A Static Type Checker for B-Minor

August 28, 2022

"A solarpunk robot dreaming about lambda symbols and sets and functional programming" via Stable Diffusion — A solarpunk robot dreaming about lambda symbols and sets and functional programming via Stable Diffusion

In this post, we'll discuss the implementation of a static type checker for a simple, C-like language called B-Minor. B-Minor is a small language designed for use in an undergraduate compilers course, and it supports expressions, basic control flow, functions, and static type checking.

Here's an example B-Minor program:

// Prints the sum of all multiples of 3 and 5 less than n
sumMultiples: function integer (n: integer) = {
    sum: integer;
    for (i: integer; i < n; i++) {
        if (i % 3 == 0 || i % 5 == 0) {
            sum = sum + i;
        }
    }
    return sum;
}

print sumMultiples(1000);

The type checker

A compiler (or interpreter) typically performs semantic analysis, checking for errors like type mismatches and misuse of reserved identifiers, after scanning and parsing source tokens into an Abstract Syntax Tree (AST).

Stages of a Unix compiler — Source: "Introduction to Compilers and Language Design", Douglas Thain

Our type checker accepts the parser's output (a list of AST statements), walks through the AST, and reports type errors it finds.

B-Minor is strictly-typed, meaning a program can only assign a value to a variable (or function parameter) if the types of the value and variable match exactly.

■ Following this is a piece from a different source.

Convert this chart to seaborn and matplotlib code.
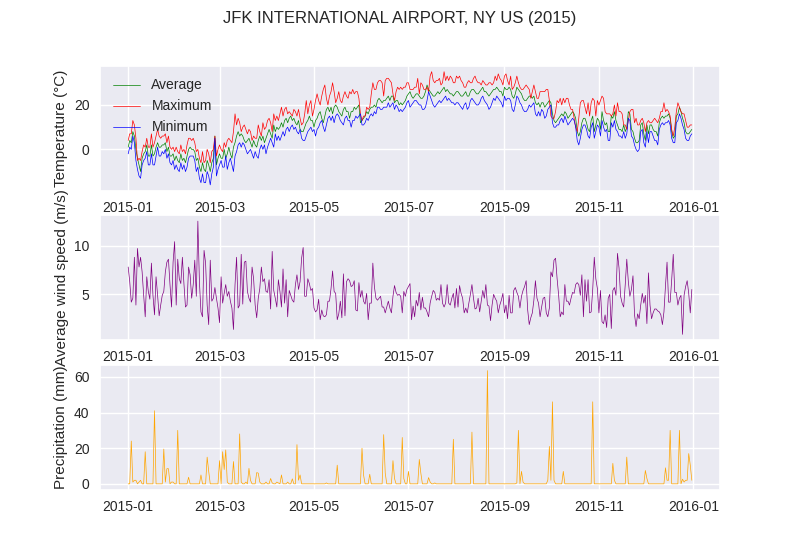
#!/usr/bin/python3

import seaborn as sns
import pandas as pd
import matplotlib.pyplot as plt

# daily values, month by month
tmin = [-2,1,0,6,3,-5,-9,-12,-13,-7,-5,-4,-1,-7,-7,-2,-7,-7,-3,1,-3,-3,-1,-2,0,-4,-2,-6,-7,-5,-9,
        -7,-9,-10,-6,-9,-7,-10,-8,-4,-3,-3,-3,-5,-10,-8,-13,-15,-11,-15,-15,-10,-12,-16,-11,-8,5,-12,-9,
        -7,-5,-8,-8,-3,-9,-6,-4,-7,-10,-3,-1,2,3,1,3,2,0,-2,-1,0,-2,-4,-1,-3,-4,0,2,0,2,-2,
        1,3,5,3,1,7,4,6,4,6,8,6,9,10,8,10,11,9,10,8,7,9,5,4,4,6,8,9,10,8,
        9,6,9,10,12,13,10,8,11,14,15,13,15,12,15,16,15,13,12,11,14,15,13,13,10,13,13,15,14,15,16,
        11,11,12,14,13,15,16,15,17,16,19,19,18,18,19,19,19,21,19,20,21,18,20,19,17,18,17,18,19,21,
        22,19,20,21,22,22,21,20,20,18,18,19,22,26,24,22,20,19,20,21,22,21,22,23,24,22,23,22,21,21,20,
        21,21,20,19,18,20,21,18,19,22,23,22,21,20,20,21,23,24,22,21,20,18,19,21,23,22,24,23,22,21,19,
        24,22,23,23,22,18,17,20,24,23,21,20,18,17,17,18,20,19,20,21,16,15,17,15,18,17,14,15,18,19,
        20,12,10,10,11,11,13,14,12,15,13,11,12,13,14,13,10,4,2,5,9,11,11,9,6,5,10,12,5,8,11,
        10,6,13,10,8,9,4,4,12,10,13,9,8,6,6,5,8,5,7,14,13,6,5,2,0,-1,0,8,9,3,
        1,8,3,8,8,6,4,4,2,9,11,12,11,12,12,13,11,5,3,3,12,13,16,14,11,9,5,4,4,6,7]

tavg = [1,4,3,8,6,0,-4,-7,-10,-4,-2,-1,2,-3,-3,2,-3,-2,1,3,1,1,2,2,3,-1,1,-3,-3,-2,-5,
        -3,-5,-6,-2,-5,-4,-6,-3,0,1,0,0,-1,-5,-4,-8,-10,-6,-9,-10,-5,-7,-10,-6,-4,6,-7,-4,
        -2,-4,-4,0,-4,-2,1,-2,-4,1,3,6,8,6,7,6,4,3,4,5,3,1,4,2,1,4,6,4,6,3,5,
        7,9,7,5,11,8,10,9,10,12,10,13,14,12,14,15,13,14,12,11,13,9,8,8,10,12,13,15,13,13,
        10,13,14,16,17,14,12,15,18,19,17,19,16,19,20,19,17,16,15,18,19,17,17,14,17,17,19,18,19,20,12,
        13,14,15,17,16,18,19,19,20,19,22,23,22,21,22,22,23,24,22,24,24,21,22,22,20,21,20,21,22,24,
        25,26,24,23,24,25,25,24,23,23,24,26,29,27,26,25,24,24,25,26,25,26,27,28,26,27,26,25,25,24,25,
        26,26,25,24,24,25,26,24,24,26,27,27,26,25,25,26,27,28,26,26,25,24,25,26,27,27,28,27,26,26,24,
        28,27,27,28,27,24,23,25,28,27,26,25,23,22,22,23,24,24,23,24,21,20,21,19,21,21,19,20,21,22,
        21,16,13,12,13,14,15,16,15,17,16,14,15,16,17,16,14,8,6,8,12,14,14,12,9,8,13,15,8,11,14,
        13,9,17,13,11,12,8,8,15,14,17,13,11,9,9,8,11,8,10,17,16,9,8,5,3,3,4,11,12,7,
        4,11,7,11,11,9,8,8,6,12,14,15,14,15,15,16,14,8,5,6,15,16,19,17,14,12,8,7,7,8,9]

tmax = [4,7,7,13,11,5,-5,-4,-5,-1,2,1,5,1,1,7,1,3,6,9,6,5,6,6,7,3,6,1,0,1,-1,
        1,-1,-2,2,-1,0,-2,2,5,5,4,5,3,-1,0,-4,-6,-1,-6,-5,0,-2,-6,-1,0,6,-3,0,
        2,0,-1,3,1,4,5,4,3,8,16,11,14,12,8,10,11,9,7,9,8,4,6,5,5,11,8,6,12,9,10,
        13,14,12,8,16,13,15,13,16,19,15,18,19,16,17,16,15,18,17,15,18,14,11,12,16,22,16,20,22,15,
        18,22,25,22,20,24,27,29,23,20,24,26,30,26,21,23,26,22,21,24,26,24,23,26,25,27,25,26,26,23,16,
        13,15,15,19,18,19,25,30,27,27,30,31,31,30,24,31,32,32,31,30,25,22,26,28,27,28,27,28,28,30,
        30,27,27,27,28,28,32,25,30,29,27,27,28,26,33,35,31,30,31,31,32,29,30,35,31,33,31,33,32,30,30,
        33,32,33,31,30,28,28,30,31,30,30,32,33,31,30,30,29,31,30,29,29,30,30,29,30,33,31,34,32,31,29,
        33,34,31,29,33,27,28,30,33,30,28,27,27,28,29,28,27,23,26,29,26,23,23,26,26,26,26,27,27,22,
        15,14,14,17,22,21,23,20,23,21,23,23,20,18,18,14,10,8,14,21,22,22,19,16,21,15,21,23,22,15,22,
        20,22,24,23,17,16,16,16,15,16,20,15,21,17,17,16,11,11,9,13,17,18,18,12,14,11,11,13,14,12,
        8,12,13,12,12,13,14,13,12,14,17,17,21,17,18,17,15,9,6,10,17,21,19,17,16,16,13,10,10,11,11]

wind = [7.8,6.3,4.2,4.6,8.8,3.9,9.7,7.8,8.8,7.3,
        4.9,2.7,6.8,5.3,4.5,8.2,4.9,2.9,6.8,4.9,
        2.8,3.9,4.9,5.3,7.3,8.3,8.6,6,3.7,8.3,
        10.4,3.9,8.6,6.6,6.1,8.8,6.1,3.7,3.9,7.8,
        7,4.6,6,8.5,4.8,12.5,6.3,3.2,2.7,9.5,
        8.2,3.9,1.9,8.5,4.3,4.6,5.7,4.6,3.6,2.1,
        6.8,4.1,5.1,6,4.8,5.3,4.3,3.6,1.4,6,
        8.8,3.6,3.9,9.1,4,8.3,8.4,5.3,4.6,4.2,
        7.8,6.6,3.9,2.6,4.6,5.6,7.8,6.3,6.6,5.3,
        5.2,6.5,3.5,9.4,5.4,4.6,3.7,6.5,5.3,3.7,
        7.6,4.1,6.5,2.7,5.4,4.9,4.4,4.2,6,7,5.5,
        6.3,8.7,9.8,4.8,4.8,6.6,6.1,5.4,5.6,3.6,
        3.2,3.4,4.5,2.4,3.4,2.8,2.7,2.9,4.3,4.3,
        5.6,7.4,5.3,5.1,2.4,3,4.3,2.6,7.1,2.8,
        6.3,6.6,6.4,5.8,5.9,6.4,3.4,3.3,6.2,4.7,
        5.4,4.3,4,5.1,2.4,4.1,4.1,8.2,5.8,4.6,
        4.4,4.6,4.8,3.7,3.7,3.1,3.7,4.3,3.6,3.1,4.8,5.9,
        5.2,4.9,5,4.8,3.1,5.3,4.8,5.5,5.8,6.1,2.4,3.8,
        2.7,4.4,3.8,5.2,3.4,
        4.7,3.6,3.6,3.2,2.7,4.1,4.8,5.4,5.2,4.4,
        4.6,4.4,6,4.1,3.7,4.1,6,4.1,3.9,4.6,
        5.1,3.6,5.6,3.7,5.9,5.1,4.6,3.1,3.6,3.1,
        4.1,5,6,4.6,3.5,3.6,4.6,3.2,4.3,5.4,4.6,
        6,3.9,3.8,2.3,3.9,5,4.6,4.3,3.1,3.9,
        4.4,5.1,3.1,3.9,2.5,4.9,3.1,3.1,5.4,5.7,5.2,
        4.8,3.6,4.8,5.4,5.8,6.4,3.4,1.9,2.6,3.1,
        4.4,6.4,4.6,4.1,2.7,3.7,4.6,4.7,3.1,2.7,
        3.6,7.3,6.8,8.5,8.7,6.6,4.9,2.7,3.2,2.9,
        6,4.3,4.3,3.9,4.6,5.2,5.1,6,6.2,6,4.9,
        7,2.7,6.5,4.3,6.5,3.1,3.2,5.5,8.8,6.6,5.6,
        3.1,5.4,2.2,2,2.9,1.6,4.6,5,1.5,5.4,
        5.7,4.9,9.2,7.7,4.8,4.1,3.7,6,8.6,6.3,4.8,5.5,
        6.9,2.9,1.7,3,2.5,3.9,5.1,4.1,4.9,2,
        7.2,3.9,2.5,3.1,3.5,3.5,3.3,3.2,2.9,1.9,3.2,5.9,
        8.3,4.2,4.2,6.5,9.1,5.2,5.2,3.9,4.6,4.9,0.9,
        4.9,5.8,6.4,5.1,3.1,5.5]

prcp = [0,0,24,1,2,2,0,1,2,0,0,18,0,0,0,0,0,41,0,0,0,0,0,19.5,1,8.5,8.5,0,1,1,0,
        0,30,0,0,0,0,0,0,3.7,0,0,0,0,0,0,0,5,0,0,0,15,7,0,0,0,0,0,0,
        13,0,18,8,19,1,0,0,0,12.5,0,0,0,28,1,0,0,1,0,8.7,2,0,0,0,6.3,6,1,0,0,0,1,
        0,0,3,0.5,0,0,1,0.5,0,5,0,0,0,1,0,0,2.8,0,0,22,2,5,0,0,0,0,0,0,0,0,
        0,0,0,0,0,0,0,0,0.5,0,0,0,0,0,0,10.5,0,0,0,0,0,0,0,0,0,0,0,0,0,0,0,
        20,5,0,0,0,5.4,0,0,0,0,0,0,0,0,27.6,6,0,0,0,0,13,3,0,0,0,0,26,3,0,0,
        7,0,0,0,0,0,0,13.7,6,0,0,0,0,3.5,1,0,0,0.5,0,0,0,0,0,0,0,0,0,0,0,25,0,
        0,0,0,0,0,0,0,0,0,0,29,0,0,0,0,0,0,0,0,0,63.5,0,0,0,0,0,0,0,0,0,0,
        0,0,0,0,0,0,0,0,0.5,30,0,7,1,0,0,0,0,0,0,0,0,0,0,0,0,0,0,0,2,21,
        2,46,2,0,0,0,0,0,7,0,0,0,0,0,0,0,0,0,0,0,0,0,0,0,0,0,0,46,0,0,0,
        0,0,0,0,0,0,0,0,0,11.5,2,0,0,0,0,0,0,0,15,0,0,0,0,0,0,0,0,0,0,0,
        7.5,3,0,0,0,0,0,0,0,0,0,0,0,9,2,2,30,0,0,0,0,0,30,0,2.6,1,2,2,17,10.5,2]

sns.set_theme(style="darkgrid", rc={'axes.labelsize': 11, 'xtick.labelsize': 10, 'ytick.labelsize': 10,
                                    'legend.fontsize': 10, 'figure.titlesize': 12,
                                    'xtick.major.pad': 1.5, 'ytick.major.pad': 1.5})
plt.rcParams['font.family'] = ['Liberation Sans', 'DejaVu Sans']

days = pd.date_range('2015-01-01', '2015-12-31')
weather = pd.DataFrame({'date': days, 'tmin': tmin, 'tavg': tavg, 'tmax': tmax, 'wind': wind, 'prcp': prcp})

fig, (ax1, ax2, ax3) = plt.subplots(3, 1, figsize=(8, 5.5))
fig.suptitle('JFK INTERNATIONAL AIRPORT, NY US (2015)')

sns.lineplot(data=weather, x='date', y='tavg', color='green', linewidth=0.5, label='Average', errorbar=None, ax=ax1)
sns.lineplot(data=weather, x='date', y='tmax', color='red', linewidth=0.5, label='Maximum', errorbar=None, ax=ax1)
sns.lineplot(data=weather, x='date', y='tmin', color='blue', linewidth=0.5, label='Minimum', errorbar=None, ax=ax1)
ax1.legend(handles=ax1.get_lines(), labels=['Average', 'Maximum', 'Minimum'], loc='upper left', frameon=False)
ax1.set(xlabel='', ylabel='Temperature (°C)')

sns.lineplot(data=weather, x='date', y='wind', color='purple', linewidth=0.5, errorbar=None, ax=ax2)
ax2.set(xlabel='', ylabel='Average wind speed (m/s)')

sns.lineplot(data=weather, x='date', y='prcp', color='orange', linewidth=0.5, errorbar=None, ax=ax3)
ax3.set(xlabel='', ylabel='Precipitation (mm)')

fig.savefig('out.png', dpi=100)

So, there are two main classes of type errors: when the type checker cannot determine the type of an expression, and when an expression's type does not match its assigned variable or function parameter.

We'll represent the type checker and the methods for type-checking statements and resolving the types of expressions as follows:

type TypeChecker struct {}

func (c *TypeChecker) check(statements []Stmt) {
	for _, stmt := range statements {
		c.checkStmt(stmt)
	}
}

func (c *TypeChecker) checkStmt(stmt Stmt) {
	switch stmt := stmt.(type) {
	// ...
	default:
		panic(c.error(stmt, "unexpected statement type: %v", stmt))
	}
}

func (c *TypeChecker) resolveExpr(expr Expr) Type {
	switch expr := expr.(type) {
	// ...
	default:
		panic(c.error(expr, "unexpected expression type: %s", expr))
	}
}

We'll start off with simple expressions and statements before proceeding to more complex constructs.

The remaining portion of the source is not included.